Transcribe the entries exactly; images are not part of the copy.

» **Dataset records**:
────────

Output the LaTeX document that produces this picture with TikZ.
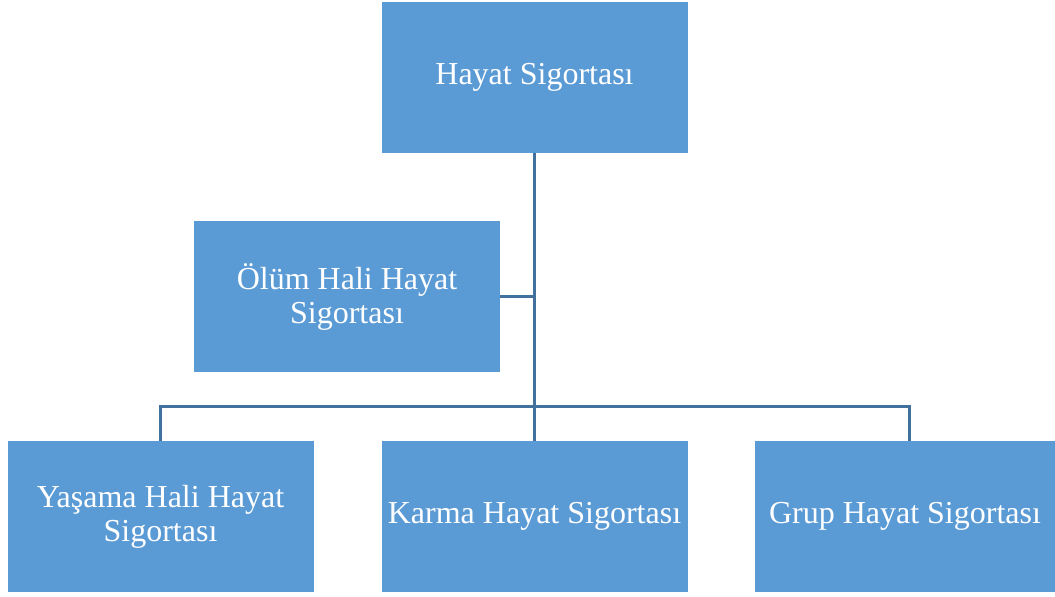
\documentclass[tikz,border=0pt]{standalone}
\usepackage{fontspec}
\setmainfont{Liberation Serif}
\usetikzlibrary{positioning}
\definecolor{boxblue}{HTML}{5B9BD5}
\definecolor{lineblue}{HTML}{41719C}
\tikzset{
    box/.style={fill=boxblue, text=white, minimum width=306pt, minimum height=151pt,
        align=center, inner sep=0pt, font=\fontsize{32}{34}\selectfont},
    conn/.style={draw=lineblue, line width=3pt}
}

\begin{document}
\begin{tikzpicture}[x=1pt,y=-1pt]
            \useasboundingbox (0,0) rectangle (1055,597);
            % boxes
            \node [box] (hayat) at (534.5,77) {Hayat Sigortası};
            \node [box] (olum) at (347,296.5) {Ölüm Hali Hayat\\Sigortası};
            \node [box] (yasama) at (160.5,516.5) {Yaşama Hali Hayat\\Sigortası};
            \node [box] (karma) at (534.5,516.5) {Karma Hayat Sigortası};
            \node [box, minimum width=300pt] (grup) at (905,516.5) {Grup Hayat Sigortası};
            \coordinate (bus) at (0,406);
            \coordinate (grupdrop) at (909,441);

            % connectors
            \draw [conn] (hayat.south) -- (karma.north);
            \draw [conn] (olum.east) -- (olum.east -| hayat.south);
            \draw [conn] (yasama.north) -- (yasama.north |- bus) -- (grupdrop |- bus) -- (grupdrop);
        \end{tikzpicture}
\end{document}
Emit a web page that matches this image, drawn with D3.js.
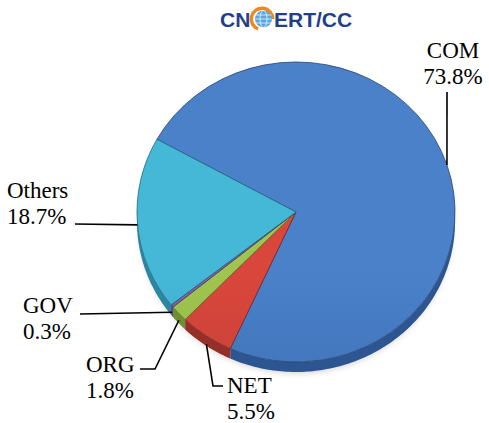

────────

» **Expected answer**:
Output the LaTeX document that produces this picture with TikZ.
\documentclass[tikz,border=0pt]{standalone}
\usepackage{fontspec}
\setmainfont{Liberation Serif}
\usetikzlibrary{positioning}
\definecolor{boxblue}{HTML}{5B9BD5}
\definecolor{lineblue}{HTML}{41719C}
\tikzset{
    box/.style={fill=boxblue, text=white, minimum width=306pt, minimum height=151pt,
        align=center, inner sep=0pt, font=\fontsize{32}{34}\selectfont},
    conn/.style={draw=lineblue, line width=3pt}
}

\begin{document}
\begin{tikzpicture}[x=1pt,y=-1pt]
            \useasboundingbox (0,0) rectangle (1055,597);
            % boxes
            \node [box] (hayat) at (534.5,77) {Hayat Sigortası};
            \node [box] (olum) at (347,296.5) {Ölüm Hali Hayat\\Sigortası};
            \node [box] (yasama) at (160.5,516.5) {Yaşama Hali Hayat\\Sigortası};
            \node [box] (karma) at (534.5,516.5) {Karma Hayat Sigortası};
            \node [box, minimum width=300pt] (grup) at (905,516.5) {Grup Hayat Sigortası};
            \coordinate (bus) at (0,406);
            \coordinate (grupdrop) at (909,441);

            % connectors
            \draw [conn] (hayat.south) -- (karma.north);
            \draw [conn] (olum.east) -- (olum.east -| hayat.south);
            \draw [conn] (yasama.north) -- (yasama.north |- bus) -- (grupdrop |- bus) -- (grupdrop);
        \end{tikzpicture}
\end{document}
Emit a web page that matches this image, drawn with D3.js.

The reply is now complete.